Reprinted from the Times Union
$5M grant benefits South End
Capital South Campus Center will have classrooms, a tech center and a greenhouse
By JORDAN CARLEO-EVANGELIST Staff writer
Updated 8:53 am, Wednesday, July 13, 2011
Albany Housing Authority director Steve Longo speaks during dedication ceremonies for the $10.1 million second phase of Albany's South End revitalization project on Morton Avenue in Albany Tuesday July 12, 2011
(John Carl D'Annibale / Times Union)
Editor's note: The cost of phase two of the project was incorrect in an earlier version of this story. It is $10.1 million.
ALBANY -- City housing officials have won a nearly $5 million federal grant to build an educational center that will bring college-level classes to the South End site at which a public housing tower once stood.
The news came Tuesday as the Albany Housing Authority unveiled the second phase of its Capital South project, 43 new and renovated affordable apartments in the shadow of Lincoln Square, an aging high-rise public housing complex that has dominated lower Morton Avenue for decades.
Phase 2 of the project on Morton Avenue and Catherine, Broad and Clinton streets -- which includes nine single-family homes and four new apartment buildings -- follows the success of Phase 1, 52 housing units centered around the once-derelict apartment building at the corner of Morton Avenue and Eagle Street, now known as Eagle Court.
The Capital South Campus Center -- featuring three classrooms, a technology center and a second-floor greenhouse -- will rise on the former site of 4 Lincoln Square, which was razed in 2004 as part of a larger plan to move away from high-rise public housing that often is viewed as dividing neighborhoods.
Capital South is a manifestation of that change in direction, said Steven Longo, executive director of the Albany Housing Authority, which led the $10.1 million apartment construction project with its private partner, Omni Housing Development.

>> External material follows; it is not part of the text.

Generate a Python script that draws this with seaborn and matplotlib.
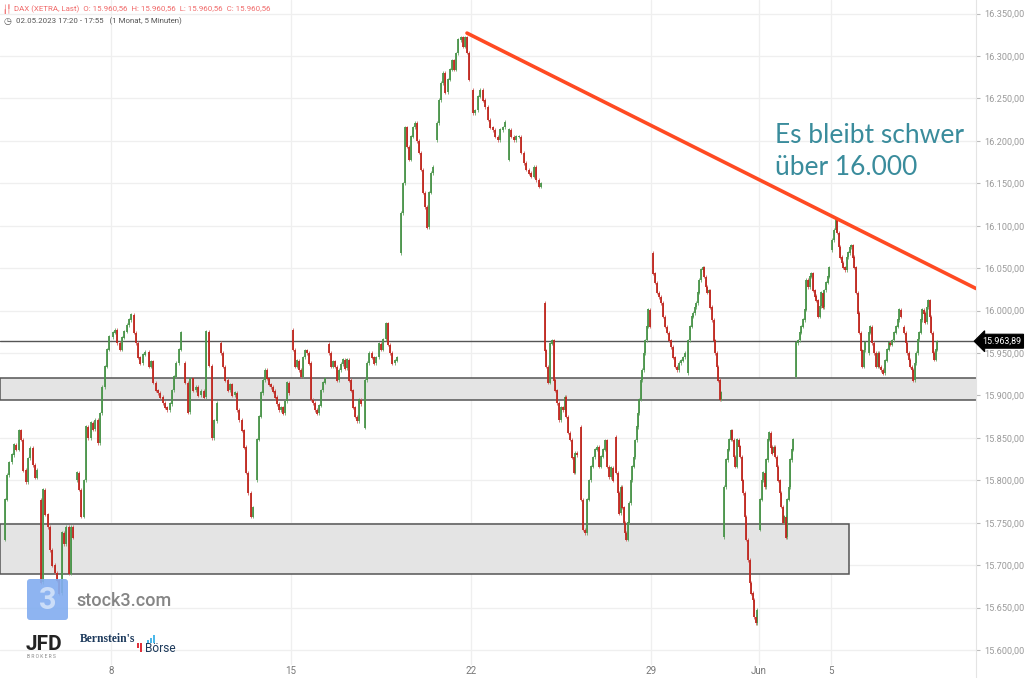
import matplotlib
matplotlib.use("Agg")
import matplotlib.pyplot as plt
from matplotlib.patches import Rectangle, FancyBboxPatch
import pandas as pd
import seaborn as sns

# thinned 5-minute price path per XETRA session
may03 = [15730, 15777, 15806, 15821, 15830, 15842, 15836, 15859, 15848, 15812, 15798, 15826, 15838, 15818, 15803, 15812]
may04 = [15777, 15680, 15789, 15760, 15745, 15718, 15700, 15691, 15682, 15667, 15738, 15725, 15745, 15690, 15745, 15733]
may05 = [15800, 15809, 15789, 15757, 15800, 15863, 15850, 15868, 15860, 15871, 15844, 15879, 15910, 15934, 15954, 15969]
may08 = [15969, 15974, 15977, 15962, 15954, 15968, 15975, 15983, 15989, 15995, 15974, 15962, 15945, 15938, 15948, 15951]
may09 = [15951, 15934, 15940, 15915, 15906, 15903, 15898, 15891, 15886, 15883, 15890, 15906, 15922, 15938, 15954, 15974]
may10 = [15938, 15915, 15880, 15920, 15906, 15910, 15900, 15905, 15898, 15975, 15935, 15850, 15870, 15891]
may11 = [15962, 15950, 15934, 15918, 15906, 15913, 15900, 15903, 15883, 15871, 15859, 15839, 15809, 15785, 15757, 15768]
may12 = [15800, 15848, 15875, 15903, 15918, 15930, 15920, 15913, 15910, 15905, 15898, 15890, 15883, 15886, 15879, 15893, 15915, 15903]
may15 = [15977, 15954, 15934, 15941, 15930, 15922, 15945, 15953, 15950, 15938, 15895, 15891, 15883, 15879, 15888, 15906, 15915, 15920]
may16 = [15961, 15950, 15934, 15940, 15934, 15918, 15930, 15937, 15942, 15932, 15942, 15918, 15906, 15886, 15875, 15870, 15895, 15890]
may17 = [15862, 15918, 15938, 15950, 15945, 15938, 15945, 15961, 15954, 15966, 15985, 15960, 15950, 15938, 15941, 15945]
may18 = [16068, 16115, 16150, 16216, 16193, 16178, 16205, 16216, 16221, 16200, 16186, 16166, 16139, 16122, 16098, 16139, 16162, 16169]
may19 = [16201, 16221, 16248, 16268, 16280, 16257, 16272, 16284, 16295, 16284, 16303, 16319, 16322, 16311, 16322, 16304, 16272]
may22 = [16260, 16233, 16236, 16252, 16260, 16248, 16240, 16225, 16216, 16213, 16205, 16201, 16213, 16216, 16222]
may23 = [16178, 16213, 16205, 16201, 16205, 16205, 16186, 16174, 16166, 16162, 16158, 16169, 16154, 16146, 16150]
may24 = [16009, 15953, 15934, 15915, 15961, 15965, 15918, 15906, 15891, 15871, 15886, 15883, 15898, 15875, 15856, 15848, 15827, 15809, 15832, 15830]
may25 = [15863, 15777, 15742, 15738, 15777, 15800, 15816, 15827, 15836, 15839, 15816, 15828, 15836, 15847, 15816, 15804, 15815, 15800]
may26 = [15851, 15809, 15785, 15761, 15792, 15768, 15750, 15738, 15730, 15750, 15773, 15800, 15816, 15827, 15847, 15863, 15879, 15895, 15918, 15930, 15950, 15965, 15981, 16001, 15981]
may29 = [16068, 16044, 16033, 16021, 16016, 16009, 15993, 15981, 15974, 15965, 15957, 15945, 15934, 15930, 15938, 15941, 15945, 15950]
may30 = [15926, 15965, 15981, 15993, 15997, 16004, 16009, 16021, 16036, 16048, 16051, 16040, 16028, 16021, 16024, 16004, 15989, 15965, 15950, 15934, 15918, 15895, 15903]
may31 = [15733, 15792, 15824, 15836, 15848, 15859, 15848, 15828, 15816, 15848, 15840, 15828, 15800, 15785, 15757, 15730, 15706, 15679, 15667, 15659, 15639, 15632, 15647]
jun01 = [15742, 15777, 15800, 15809, 15792, 15824, 15848, 15856, 15839, 15832, 15839, 15828, 15816, 15800, 15785, 15769, 15750, 15757, 15733, 15777, 15792, 15824, 15836, 15848]
jun02 = [15922, 15962, 15965, 15974, 15981, 15989, 16001, 16036, 16028, 16040, 16044, 16024, 16017, 16012, 15993, 16005, 16021, 16004, 16024, 16033, 16040, 16051]
jun05 = [16071, 16083, 16095, 16107, 16092, 16075, 16063, 16056, 16051, 16048, 16063, 16068, 16075, 16077, 16063, 16051, 16021, 15997, 15974, 15953, 15934, 15953, 15962]
jun06 = [15950, 15974, 15981, 15962, 15950, 15934, 15950, 15934, 15930, 15926, 15941, 15954, 15962, 15960, 15965, 15974, 15981, 15989, 16001, 15993]
jun07 = [15981, 15974, 15962, 15950, 15942, 15934, 15930, 15918, 15938, 15950, 15966, 15974, 15989, 16001, 15997, 15986, 16004, 16012, 15993, 15974, 15950, 15942, 15954, 15963.89]

sessions = [may03, may04, may05, may08, may09, may10, may11, may12, may15, may16,
            may17, may18, may19, may22, may23, may24, may25, may26, may29, may30,
            may31, jun01, jun02, jun05, jun06, jun07]

tick_days = [3, 8, 13, 18, 21, 23]
tick_labels = ["8", "15", "22", "29", "Jun", "5"]
price_ticks = [15600, 15650, 15700, 15750, 15800, 15850, 15900, 15950,
               16000, 16050, 16100, 16150, 16200, 16250, 16300, 16350]

last_price = 15963.89
zone_upper = [15895, 15921]
zone_lower = [15689, 15749]
zone_lower_end = 23.5
trend_days = [12.89, 27.03]
trend_prices = [16327, 16026]


def de_fmt(v):
    return f"{v:,.2f}".replace(",", "X").replace(".", ",").replace("X", ".")


rows = []
for d, closes in enumerate(sessions):
    n = len(closes) - 1
    for k in range(1, len(closes)):
        rows.append({"day": d + 0.02 + 0.96 * (k - 0.5) / n,
                     "open": closes[k - 1], "close": closes[k]})
df = pd.DataFrame(rows)
df["lo"] = df[["open", "close"]].min(axis=1)
df["hi"] = df[["open", "close"]].max(axis=1)
df["up"] = df["close"] >= df["open"]

sns.set_style("white")
plt.rcParams["font.family"] = ["Roboto", "DejaVu Sans"]

W, H = 1030, 678
fig = plt.figure(figsize=(W / 100, H / 100), dpi=100)
ax = fig.add_axes([0, 0, 976 / W, 1])
ax.set_xlim(-0.083, 27.03)
ax.set_ylim(15567, 16366)

# grid
for p in price_ticks:
    ax.axhline(p, color="#efefef", lw=0.9, zorder=0)
for t in tick_days:
    ax.axvline(t, ymin=0.02, ymax=1, color="#efefef", lw=0.9, zorder=0)

# support zones
ax.add_patch(Rectangle((-0.083, zone_upper[0]), 27.2, zone_upper[1] - zone_upper[0],
                       fc="#e4e4e4", ec="#555555", lw=1.1, zorder=1))
ax.add_patch(Rectangle((-0.083, zone_lower[0]), zone_lower_end + 0.083, zone_lower[1] - zone_lower[0],
                       fc="#e4e4e4", ec="#555555", lw=1.1, zorder=1))

# candles (bodies plus short wicks)
up = df[df["up"]]
dn = df[~df["up"]]
ax.vlines(up["day"], up["lo"] - 2, up["hi"] + 2, color="#6aa86a", lw=0.6, zorder=3)
ax.vlines(dn["day"], dn["lo"] - 2, dn["hi"] + 2, color="#d06060", lw=0.6, zorder=3)
ax.vlines(up["day"], up["lo"], up["hi"] + 0.5, color="#4a944a", lw=1.3, zorder=3)
ax.vlines(dn["day"], dn["lo"] - 0.5, dn["hi"], color="#bf261e", lw=1.3, zorder=3)

# last price line
ax.axhline(last_price, color="#555555", lw=1.0, zorder=2)

# trend line
sns.lineplot(x=trend_days, y=trend_prices, ax=ax, color="#ff4a22", lw=2.6, zorder=4)

# axes styling
for s in ["top", "left", "bottom"]:
    ax.spines[s].set_visible(False)
ax.spines["right"].set_color("#e4e4e4")
ax.yaxis.tick_right()
ax.set_yticks(price_ticks, [de_fmt(p) for p in price_ticks])
ax.tick_params(axis="y", direction="out", length=3, pad=3, width=0.8,
               color="#bbbbbb", labelsize=6.6, labelcolor="#9a9a9a")
ax.set_xticks(tick_days, tick_labels)
ax.tick_params(axis="x", direction="in", length=3, pad=-8.6, width=0.8,
               color="#888888", labelsize=7, labelcolor="#777777")
ax.set_xlabel("")
ax.set_ylabel("")

ax.text(1.006, last_price, de_fmt(last_price), transform=ax.get_yaxis_transform(),
        ha="left", va="center", color="white", fontsize=6.4, clip_on=False, zorder=6,
        bbox=dict(boxstyle="larrow,pad=0.28", fc="black", ec="black", lw=0.8))

# annotation
teal = "#3a8c9c"
fig.text(775 / W, 1 - 143 / H, "Es bleibt schwer", family=["Lato", "DejaVu Sans"],
         fontsize=19, color=teal, va="baseline")
fig.text(775 / W, 1 - 175 / H, "über 16.000", family=["Lato", "DejaVu Sans"],
         fontsize=19, color=teal, va="baseline")

# overlay for header and watermarks in pixel space
ov = fig.add_axes([0, 0, 1, 1], zorder=10)
ov.set_xlim(0, W)
ov.set_ylim(H, 0)
ov.axis("off")

red_hdr = "#f06a6a"
ov.text(2, 9.5, "╽╿", color=red_hdr, fontsize=5.5, va="center", family="DejaVu Sans")
ov.text(14, 9.5, "DAX (XETRA, Last)  O: 15.960,56  H: 15.960,56  L: 15.960,56  C: 15.960,56",
        color=red_hdr, fontsize=5.7, va="center")
ov.text(3, 21.5, "◷", color="#555555", fontsize=6.5, va="center", family="DejaVu Sans")
ov.text(16, 21.5, "02.05.2023 17:20 - 17:55   (1 Monat, 5 Minuten)",
        color="#555555", fontsize=5.7, va="center")

# stock3 watermark
ov.add_patch(FancyBboxPatch((27, 579), 41, 41, boxstyle="round,pad=0,rounding_size=3",
                            fc="#84aef0", ec="none", alpha=0.92))
ov.text(47.5, 600, "3", color="white", alpha=0.55, fontsize=22, fontweight="bold",
        ha="center", va="center")
ov.text(76, 601, "stock3.com", color="#858585", fontsize=13, fontweight="medium", va="center")

# JFD / Bernstein logos
ov.text(26, 644, "JFD", color="#232323", fontsize=15, fontweight="bold", va="center")
ov.text(27, 656, "B R O K E R S", color="#8a8a8a", fontsize=3.6, va="center")
ov.text(80, 639, "Bernstein's", color="#1d3a5c", fontsize=8.4, fontweight="bold",
        family="Liberation Serif", va="center")
for i, h in enumerate([3, 5, 8]):
    ov.add_patch(Rectangle((147 + i * 3, 643 - h), 1.8, h, fc="#4cb8ea", ec="none"))
ov.add_patch(Rectangle((137, 643), 1.8, 5, fc="#e0303a", ec="none"))
ov.add_patch(Rectangle((140, 643), 1.8, 9, fc="#e0303a", ec="none"))
ov.text(145, 649, "Börse", color="#1d3a5c", fontsize=8.6, va="center")

fig.savefig("out.png", dpi=100)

The housing authority will build the 12,000-square-foot educational complex and pay for its maintenance with HUD money, but the facility will be run by the Trinity Alliance, a venerable South End social services not-for-profit.
Trinity's partners will include Hudson Valley Community College, the University at Albany, Albany Community Action Partnership and Tech Valley Communications, said Harris Oberlander, Trinity's CEO.
Offerings will include associate degree classes, some focusing on the health care industry; a computer lab; a lounge; early intervention services; and drop-in day care.
There also are plans to partner with two keystones of the local ecological sustainability movement, the Radix Ecological Sustainability Center and Grand Street Community Arts' Youth Organics program, to use the new greenhouse to provide a special focus on urban agriculture.
Adolfo Carrion, regional administrator for the U.S. Department of Housing and Urban Development, said there is a nexus between the need to provide both quality affordable housing and educational opportunities.
"Parents want to know that their children will have educational opportunities that will lead to jobs," Carrion said in announcing the $4.9 million HUD grant. He also pointed to the success of both phases of the Capital South housing partnerships as evidence that Albany is succeeding on both fronts.
"It's a good sign that the businesspeople believe in this city and its neighborhoods," Carrion said.
Common Council President Carolyn McLaughlin credited the years of work that culminated with the city's Capital South Plan -- a playbook for the revitalization of the South End -- as laying the groundwork for the recent construction that she said has helped transform Morton Avenue.
"We've worked for years to make the South End a community of choice -- not last resort," McLaughlin said.
Mayor Jerry Jennings acknowledged that the neighborhood's deterioration had become a problem for the city.
"If you looked at this corridor five years ago ... we weren't proud of that," Jennings said. "But we've changed it."
As a reminder of the challenges that persist, demolition crews were working just blocks away to raze a collapsing 162-year-old Trinity Place church Tuesday as officials gathered to laud the progress on Morton Avenue.
The plan is to eventually demolish the three remaining Lincoln Square towers once enough smaller-scale replacement housing -- like the one and two-bedroom apartments opened Tuesday -- has been built, said Darren Scott, director of planning and development for the housing authority. Another obstacle, Scott said, is the need for demolition money to take down the remaining three mammoth towers.
Scott said construction on the campus center is expected to begin in the spring.